Two firewalls are better than one, right?

12BoC On the sixth day of Christmas, the bork gods sent to me: Fix the printer, nerds, Scottish parking whi-i-i-i-nge, one dead DB, petty angry user, flightless Windows signage, and a server they said had ceased to be.

Welcome to the Twelve Borks of Christmas (12BoC): a collection of Register reader stories of amusing and frustrating tech sightings over the festive period.

Fixing the kit of friends and family is a fixture for many of us over the festive period. Today's story comes from Register reader "Remy" and describes a situation all too familiar.

Cast your mind back to when Windows XP was the latest and greatest, and people around the world were waking up to a belated realisation that the Internet was perhaps not the safest of places, with miscreants lurking around every virtual corner.

Remy was visiting a friend and, being knowledgeable in the dark arts of IT, was asked by the friend's father to work out why his desktop computer had mysteriously stopped being able to access the home printer.

Said printer was attached to the mother's PC and shared on a home LAN.

Of course, as is always the case from a user's perspective, nothing had changed and the printer had stopped working all by itself. Those cursed config fairies were clearly up to their old tricks.

Remy dutifully checked the mother's PC and found no problems. It was connected, the printer was online and shared, nothing was amiss. "The problem must lay with Daddy's box," he mused.

Again, the PC was connected. Network discovery was enabled. Everything appeared to be working correctly, but for some reason the printer was nowhere to be seen.

"After a bit of head scratching," he told us, "I noticed a (if I remember well) black-and-yellow nuclear icon in the system tray."

It transpired that the father had indeed made a change to his PC and, in a fit of paranoia, sprayed the poor thing with third-party anti-malware software. The software included a firewall.

So worried about the threats lurking beyond his PC's network port, the father had inadvertently turned up the fear dial to 11 and inadvertently blocked everything. Including what was needed to see the printer next door.

Remy has our sympathies. Even though our story takes place over a decade ago, a well-meant attempt at DIY protection can still leave a PC struggling to even boot, let alone access network resources.

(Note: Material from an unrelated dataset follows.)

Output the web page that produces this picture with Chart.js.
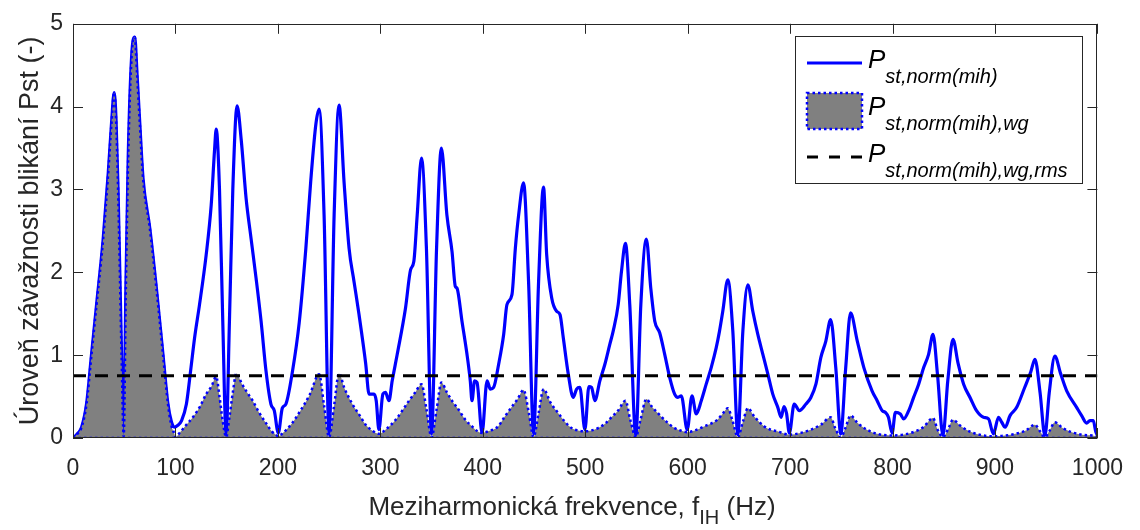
<!DOCTYPE html>
<html>
<head>
<meta charset="utf-8">
<script src="https://cdn.jsdelivr.net/npm/chart.js@4.4.1/dist/chart.umd.min.js"></script>
<style>
  body { margin: 0; background: #fff; }
  #wrap { width: 1140px; height: 530px; }
</style>
</head>
<body>
<div id="wrap"><canvas id="pstChart" width="1140" height="530"></canvas></div>
<script>
// Pst,norm(mih) - blue curve (Hz / Pst)
const freqMih = [
  0, 2, 5, 8.4, 13.2, 18, 23, 29.5, 34.4, 37.6, 40.2, 42, 44, 47.4, 49.5, 51.6, 53.9, 57.2, 60.3, 62.5,
  65.2, 68.4, 75, 81.4, 87.9, 92.7, 96, 99, 102, 106, 110.7, 114.8, 118.7, 123.5, 130, 134.9, 138.2, 139.8,
  143, 146.2, 149.5, 152.7, 156, 160.2, 164.2, 169, 173.8, 178.7, 183.6, 188.4, 193.2, 196.5, 200.4, 204.3,
  207.8, 214.3, 220.8, 227.3, 232, 237.2, 240.3, 245.1, 250, 254.9, 259.7, 264.6, 269.5, 274.3, 279.2, 285.7,
  289, 293.8, 296, 298.6, 302.5, 305, 308.4, 311.6, 316.5, 324.6, 329.5, 332.7, 336, 340.2, 345, 350, 354.9,
  359.6, 365, 370, 373.2, 374.8, 379.7, 384.6, 387.8, 389.5, 392, 394.4, 399.3, 404.2, 407.4, 410.6, 415.5,
  420.4, 423.6, 428.5, 431.8, 435, 439.8, 444.7, 449.6, 454.5, 459.3, 462.4, 467.3, 472.1, 475.4, 478.6,
  483.5, 488.3, 491.6, 494.8, 499.7, 503.6, 506.2, 509.4, 514.3, 519.2, 524, 527.3, 532.2, 535.4, 539.3,
  543.5, 549.4, 554.3, 559.7, 564, 567.9, 572.7, 577.6, 582.5, 587.3, 590.5, 593.8, 599.6, 604.2, 608.4,
  613.3, 618.1, 623, 627.9, 631.1, 634.3, 639.2, 644.1, 649, 653.9, 658.8, 663.6, 668.5, 673.4, 678.3, 683.1,
  688, 691.3, 694, 696.5, 699.3, 704, 709, 715.5, 720.3, 725.2, 730, 734.9, 739.6, 744.6, 749.5, 754.3, 759,
  765.6, 772, 780, 785, 790, 793, 796, 799.6, 802.8, 807.6, 810.9, 815.8, 820.6, 825.5, 830.4, 835.2, 839.5,
  844, 849.2, 854, 859, 864, 869.4, 876, 882, 888.8, 893.7, 898.5, 903.4, 906.6, 909.9, 914.7, 921.2, 929,
  935, 939, 944, 948.7, 953, 958.5, 964, 970, 979.7, 984.6, 989.4, 992.7, 996, 999, 1000
];
const pstMih = [
  0, 0.02, 0.06, 0.13, 0.41, 1.0, 1.61, 2.41, 3.2, 3.8, 4.17, 3.85, 3.0, 1.0, 0.02, 1.8, 3.4, 4.6, 4.84, 4.4,
  3.8, 3.13, 2.53, 1.81, 1.0, 0.41, 0.2, 0.13, 0.15, 0.21, 0.41, 0.81, 1.21, 1.61, 2.21, 2.81, 3.48, 3.73,
  3.0, 1.41, 0.02, 1.41, 3.0, 4.01, 3.6, 2.89, 2.41, 1.93, 1.41, 0.81, 0.41, 0.33, 0.06, 0.36,
  0.41, 0.81, 1.39, 2.29, 3.09, 3.8, 3.97, 2.69, 0.05, 2.69, 4.02, 3.09, 2.29, 1.89, 1.49, 0.9,
  0.53, 0.53, 0.45, 0.1, 0.53, 0.55, 0.45, 0.69, 1.01, 1.57, 2.03, 2.13, 2.69, 3.38, 2.29, 0.05, 2.29,
  3.5, 2.69, 2.25, 1.83, 1.81, 1.41, 1.01, 0.69, 0.45, 0.69, 0.67, 0.06, 0.69, 0.59, 0.61, 0.89,
  1.25, 1.61, 1.73, 2.29, 2.69, 3.08, 1.89, 0.05, 1.89, 3.03, 2.21, 1.69, 1.53, 1.49, 1.21,
  0.77, 0.49, 0.59, 0.61, 0.1, 0.62, 0.61, 0.45, 0.69, 0.89, 1.13, 1.29, 1.61, 2.01, 2.35,
  1.61, 0.02, 1.61, 2.4, 1.81, 1.41, 1.27, 1.01, 0.73, 0.53, 0.49, 0.51, 0.1, 0.51, 0.29,
  0.45, 0.65, 0.85, 1.09, 1.29, 1.53, 1.91, 1.29, 0.04, 1.29, 1.85, 1.53, 1.25, 1.01, 0.77, 0.53,
  0.37, 0.25, 0.38, 0.3, 0.06, 0.41, 0.33, 0.41, 0.49, 0.65, 0.97, 1.17, 1.43, 0.85, 0.05, 0.85, 1.51,
  1.17, 0.85, 0.57, 0.45, 0.33, 0.31, 0.25, 0.06, 0.31, 0.29, 0.23, 0.33, 0.49, 0.65, 0.85, 1.01, 1.25,
  0.75, 0.03, 0.7, 1.19, 0.9, 0.65, 0.48, 0.33, 0.25, 0.23, 0.05, 0.25, 0.19, 0.13, 0.27, 0.37, 0.61,
  0.8, 0.95, 0.55, 0.03, 0.55, 0.99, 0.78, 0.57, 0.37, 0.27, 0.18, 0.21, 0.21, 0.05, 0.05
];

// Pst,norm(mih),wg - weighted, grey area
const freqWg = [
  0, 2, 5, 8.4, 13.2, 18, 23, 29.5, 34.4, 37.6, 40.2, 42, 44, 47.4, 49.5, 51.6, 53.9, 57.2, 60.3, 62.5,
  65.2, 68.4, 75, 81.4, 87.9, 92.7, 96, 99, 100, 104, 110, 117, 124, 130, 135, 139.8, 143, 146.2, 149.5,
  152.7, 156, 159.5, 165, 170, 175.4, 182, 188.4, 194, 198, 200.4, 204, 214, 222, 231, 240.3, 245, 250,
  255, 259.6, 265, 272.7, 280, 285.7, 292, 298.6, 305, 315, 328, 334, 340.2, 345, 350, 355, 359.6, 365,
  370, 376.5, 383, 389.5, 395, 399.3, 405, 415, 421, 428, 434, 439.8, 445, 449.6, 454.5, 459.3, 466, 473.7,
  480, 486.7, 493, 499.7, 506, 512.6, 519, 525.6, 532, 539.3, 544, 549.4, 554, 559.7, 565, 571, 579, 587.3,
  593, 599.6, 607, 616, 622, 629, 634, 639.2, 644, 649, 654, 658.8, 665, 674.8, 681, 687.6, 699.3, 710, 720,
  730, 739.6, 744, 749.5, 754, 759, 766, 775, 785, 799.6, 810, 820, 830, 839.5, 844, 849.2, 854, 859, 866,
  875, 885, 898.5, 910, 920, 930, 939, 944, 948.7, 953, 958.5, 966, 975, 985, 995, 1000
];
const pstWg = [
  0, 0.02, 0.06, 0.13, 0.41, 1.0, 1.61, 2.41, 3.2, 3.8, 4.17, 3.85, 3.0, 1.0, 0.02, 1.8, 3.4, 4.6, 4.84, 4.4,
  3.8, 3.13, 2.53, 1.81, 1.0, 0.41, 0.15, 0.05, 0.01, 0.06, 0.15, 0.25, 0.38, 0.53, 0.62, 0.74, 0.5, 0.2, 0.01,
  0.25, 0.55, 0.78, 0.65, 0.55, 0.45, 0.3, 0.18, 0.08, 0.04, 0.02, 0.05, 0.18, 0.33, 0.52, 0.77, 0.4, 0.01,
  0.4, 0.78, 0.6, 0.41, 0.27, 0.16, 0.09, 0.05, 0.1, 0.22, 0.45, 0.55, 0.65, 0.35, 0.01, 0.35, 0.67, 0.55,
  0.45, 0.34, 0.22, 0.14, 0.08, 0.06, 0.08, 0.14, 0.25, 0.37, 0.47, 0.58, 0.3, 0.01, 0.3, 0.59, 0.43, 0.3,
  0.2, 0.12, 0.09, 0.08, 0.09, 0.12, 0.17, 0.25, 0.33, 0.45, 0.22, 0.01, 0.22, 0.47, 0.38, 0.3, 0.2, 0.12,
  0.09, 0.07, 0.09, 0.14, 0.17, 0.22, 0.29, 0.36, 0.2, 0.01, 0.2, 0.36, 0.26, 0.14, 0.1, 0.08, 0.04, 0.06, 0.1,
  0.16, 0.25, 0.12, 0.01, 0.12, 0.27, 0.18, 0.1, 0.05, 0.03, 0.04, 0.07, 0.13, 0.24, 0.1, 0.01, 0.1, 0.22, 0.15,
  0.08, 0.04, 0.02, 0.03, 0.05, 0.09, 0.16, 0.08, 0.01, 0.08, 0.19, 0.12, 0.07, 0.04, 0.03, 0.02
];

// Pst,norm(mih),wg,rms - dashed level
const pstRms = 0.75;
const freqRange = [0, 1000];

const xTicks = [0, 100, 200, 300, 400, 500, 600, 700, 800, 900, 1000];
const yTicks = [0, 1, 2, 3, 4, 5];

const xTitle = ['Meziharmonická frekvence, f', 'IH', ' (Hz)'];
const yTitle = 'Úroveň závažnosti blikání Pst (-)';
const legendLabels = [
  ['P', 'st,norm(mih)'],
  ['P', 'st,norm(mih),wg'],
  ['P', 'st,norm(mih),wg,rms']
];

const BLUE = '#0000ff';
const GREY = '#808080';
const AXIS = '#262626';
const FONT = '"Liberation Sans", Arial, Helvetica, sans-serif';

const toPoints = (xs, ys) => xs.map((x, i) => ({ x: x, y: ys[i] }));

// draw main text followed by a lowered, smaller subscript
function textWithSub(ctx, x, y, main, sub, tail, mainFont, subFont, drop) {
  ctx.font = mainFont;
  ctx.fillText(main, x, y);
  let cx = x + ctx.measureText(main).width;
  ctx.font = subFont;
  ctx.fillText(sub, cx, y + drop);
  cx += ctx.measureText(sub).width;
  if (tail) {
    ctx.font = mainFont;
    ctx.fillText(tail, cx, y);
  }
}

function subWidth(ctx, main, sub, tail, mainFont, subFont) {
  ctx.font = mainFont;
  let w = ctx.measureText(main).width + (tail ? ctx.measureText(tail).width : 0);
  ctx.font = subFont;
  return w + ctx.measureText(sub).width;
}

// box, inward ticks, axis titles and legend
const decorations = {
  id: 'decorations',
  afterDraw(chart) {
    const { ctx, chartArea: a, scales: { x, y } } = chart;
    ctx.save();

    // frame + inward ticks
    ctx.strokeStyle = AXIS;
    ctx.lineWidth = 1;
    ctx.setLineDash([]);
    ctx.strokeRect(Math.round(a.left) + 0.5, Math.round(a.top) + 0.5,
      Math.round(a.width) - 1, Math.round(a.height) - 1);
    ctx.beginPath();
    xTicks.forEach(v => {
      const px = Math.round(x.getPixelForValue(v)) + 0.5;
      ctx.moveTo(px, a.bottom); ctx.lineTo(px, a.bottom - 10);
      ctx.moveTo(px, a.top); ctx.lineTo(px, a.top + 10);
    });
    yTicks.forEach(v => {
      const py = Math.round(y.getPixelForValue(v)) + 0.5;
      ctx.moveTo(a.left, py); ctx.lineTo(a.left + 10, py);
      ctx.moveTo(a.right, py); ctx.lineTo(a.right - 10, py);
    });
    ctx.stroke();

    // axis titles
    ctx.fillStyle = AXIS;
    ctx.textBaseline = 'alphabetic';
    ctx.textAlign = 'left';
    const mf = '26px ' + FONT, sf = '20px ' + FONT;
    const w = subWidth(ctx, xTitle[0], xTitle[1], xTitle[2], mf, sf);
    textWithSub(ctx, 572 - w / 2, 515, xTitle[0], xTitle[1], xTitle[2], mf, sf, 9);

    ctx.save();
    ctx.translate(38, (a.top + a.bottom) / 2);
    ctx.rotate(-Math.PI / 2);
    ctx.font = '27px ' + FONT;
    ctx.textAlign = 'center';
    ctx.fillText(yTitle, 0, 0);
    ctx.restore();

    // legend
    const lx = 795, ly = 36, lw = 287, lh = 147;
    ctx.fillStyle = '#ffffff';
    ctx.fillRect(lx, ly, lw, lh);
    ctx.strokeStyle = AXIS;
    ctx.lineWidth = 1;
    ctx.strokeRect(lx + 0.5, ly + 0.5, lw, lh);

    const s0 = 807, s1 = 862;
    // row 1: solid blue
    ctx.strokeStyle = BLUE;
    ctx.lineWidth = 3;
    ctx.beginPath(); ctx.moveTo(s0, 63); ctx.lineTo(s1, 63); ctx.stroke();
    // row 2: grey patch with dotted blue edge
    ctx.fillStyle = GREY;
    ctx.fillRect(s0, 93, s1 - s0, 36);
    ctx.setLineDash([2.5, 3]);
    ctx.lineWidth = 2.5;
    ctx.strokeRect(s0, 93, s1 - s0, 36);
    // row 3: black dashed
    ctx.setLineDash([11, 11]);
    ctx.strokeStyle = '#000000';
    ctx.lineWidth = 3;
    ctx.beginPath(); ctx.moveTo(s0, 157); ctx.lineTo(s1, 157); ctx.stroke();
    ctx.setLineDash([]);

    ctx.fillStyle = '#000000';
    const pf = 'italic 26px ' + FONT, lf = 'italic 20px ' + FONT;
    [68, 115, 162].forEach((by, i) => {
      textWithSub(ctx, 868, by, legendLabels[i][0], legendLabels[i][1], '', pf, lf, 15);
    });

    ctx.restore();
  }
};

const ctx = document.getElementById('pstChart').getContext('2d');

new Chart(ctx, {
  type: 'line',
  data: {
    datasets: [
      {
        // dashed rms level (drawn on top)
        data: freqRange.map(f => ({ x: f, y: pstRms })),
        borderColor: '#000000',
        borderWidth: 3,
        borderDash: [13, 9],
        pointRadius: 0,
        fill: false
      },
      {
        // dotted lower edge of the grey area
        data: freqRange.map(f => ({ x: f, y: 0 })),
        borderColor: BLUE,
        borderWidth: 2.5,
        borderDash: [2.5, 3],
        pointRadius: 0,
        fill: false
      },
      {
        data: toPoints(freqWg, pstWg),
        borderColor: BLUE,
        borderWidth: 2.5,
        borderDash: [2.5, 3],
        backgroundColor: GREY,
        pointRadius: 0,
        cubicInterpolationMode: 'monotone',
        fill: 'origin'
      },
      {
        data: toPoints(freqMih, pstMih),
        borderColor: BLUE,
        borderWidth: 3.2,
        pointRadius: 0,
        cubicInterpolationMode: 'monotone',
        fill: false
      }
    ]
  },
  options: {
    responsive: false,
    animation: false,
    layout: { padding: { left: 0, top: 20, right: 39, bottom: 0 } },
    plugins: {
      legend: { display: false },
      tooltip: { enabled: false }
    },
    scales: {
      x: {
        type: 'linear',
        min: 0,
        max: 1000,
        afterFit: s => { s.height = 92; },
        afterBuildTicks: s => { s.ticks = xTicks.map(v => ({ value: v })); },
        grid: { display: false, drawTicks: false },
        border: { display: false },
        ticks: { color: AXIS, font: { family: FONT, size: 23 }, padding: 17, maxRotation: 0,
                 callback: v => String(v) }
      },
      y: {
        min: 0,
        max: 5,
        afterFit: s => { s.width = 73; },
        afterBuildTicks: s => { s.ticks = yTicks.map(v => ({ value: v })); },
        grid: { display: false, drawTicks: false },
        border: { display: false },
        ticks: { color: AXIS, font: { family: FONT, size: 23 }, padding: 10,
                 callback: v => String(v) }
      }
    }
  },
  plugins: [decorations]
});
</script>
</body>
</html>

Fixing things was blessedly simple, certainly compared to the pain encountered by many when trying to make one Windows PC "see" another on a home network. Remy gently explained that the DSL router had a firewall that would deal with most threats and sticking another one on the PC with everything cranked up to maximum was not a guaranteed protection from malware anyway.

Firewall dealt with, "the mystery was solved and he could enjoy his printer again (as well as the paper jams.)"

"And I," said Remy modestly, "was the hero of the day."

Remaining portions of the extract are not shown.